«Menos mal que no hay niebla y que por lo menos ha salido el sol, porque vaya noche». Dos señoras comentan la jugada matinal en Pozuelo de Tábara mientras evitan las zonas sombrías, aún con el rastro blanco de la cencellada encima. Ha hecho frío por estos lares, más incluso que el común en este invierno incipiente. Nada que detenga la tradición, claro. El Tafarrón y la Madama han salido a dar los días como corresponde y ahora viajan al son de la dulzaina y el tambor a por los alcaldes, los mayordomos y el regidor municipal. No hay que saltarse el protocolo.
En esas andan Iván Velasco, el Tafarrón, e Izaro García, la Madama, cuando rondan las doce del mediodía y en el pueblo ya hay barullo. Los muchachos trotan por la carretera y por las calles de Pozuelo, y dejan tras de sí la estela del sonido de los cencerros y las castañuelas. En sus rostros se perciben algunos signos de fatiga, pero queda mucho por delante. Mejor no pensarlo. En la recogida de los personajes, los protagonistas principales van de punta a punta de la localidad con una comitiva formada por niños, familiares y entendidos.
A por el último de los mayordomos hay que ir lejos. Se pasa un puente, se deja a un lado la pista de fútbol sala y casi solo quedan el horizonte y los caminos. Pero allí se completa la cuadrilla. Se suma también la moza con el traje tradicional. No hay fisuras. Pero hay que volver al templo. El Tafarrón y la Madama trotan y suenan. Luego, tocan a la puerta de Jesús Ángel Tomás y lo empuntian hacia la iglesia. Llega uno de los momentos especiales de la mascarada de la localidad.
Cuando da la una, los entrantes sacan a San Esteban a la puerta. Son cuatro jóvenes. Primero, se colocan ellos por encima del bordillo que da a la plaza y ellas por debajo, lo que deja a la imagen inclinada hacia delante. El Tafarrón y la Madama se sitúan a una distancia prudencial, a unos metros. Y, entre unos y otros, toma forma un pasillo humano. Llegan las venias. Los personajes principales corren, abren los brazos como si estuvieran ejercitando los hombros, saltan, y se inclinan ante el santo. Lo repiten tres veces. Las tres, con aplausos.
Desde ahí, las gentes del pueblo acompañan a los protagonistas de la mascarada en una vuelta circular en procesión. Ni Iván ni Izaro se detienen en ningún momento. No pueden. Ni para esperar el paso de los coches por la N-631. Otros vecinos se encargan de cortar el tráfico.
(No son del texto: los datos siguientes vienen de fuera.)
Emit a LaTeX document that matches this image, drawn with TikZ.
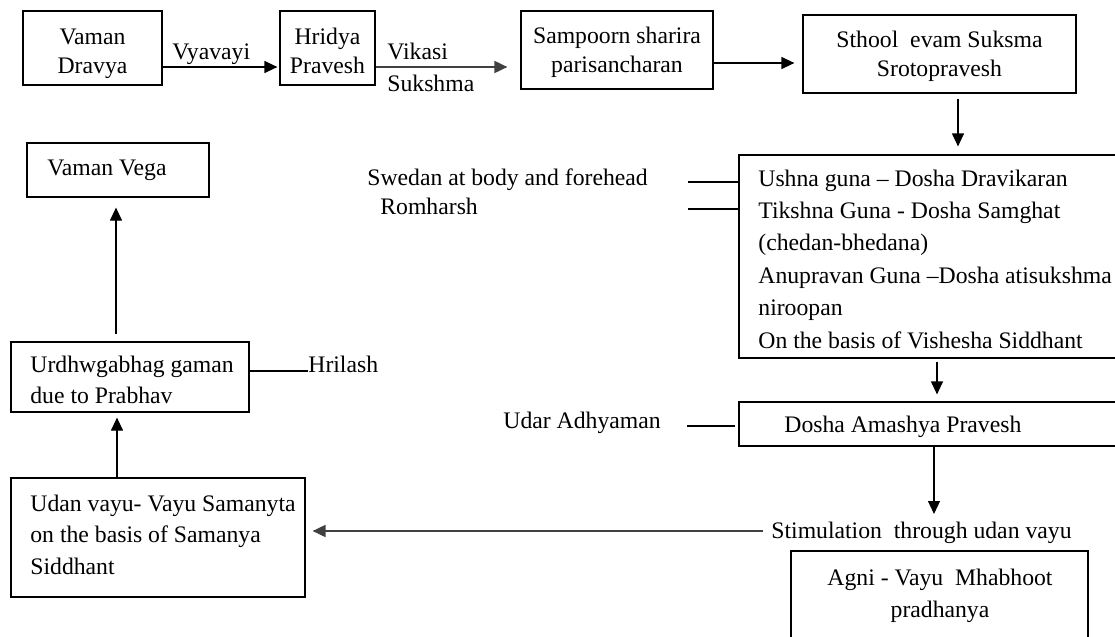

Ellos trotan y saltan de cara al San Esteban que siguen portando los entrantes, ahora en movimiento. El Tafarrón y la Madama se entienden, se comunican, tienen complicidad: «¡Ahora!», dice él cuando quiere coordinar el paso. «¡Una, dos y tres!», escoge ella cuando toma la iniciativa. Y allá van como uno solo.
Lo hacen durante diez minutos de desfile al sol invernal. Luego, toca volver al templo para la misa. Los protagonistas jadean, recuperan el resuello, ven cómo el santo entra a la iglesia con los muchachos agachados. No hay otra con la puerta. Luego, seguirá el ritual, pero ahora descansan, sonríen, disfrutan. También lo harán recordándolo.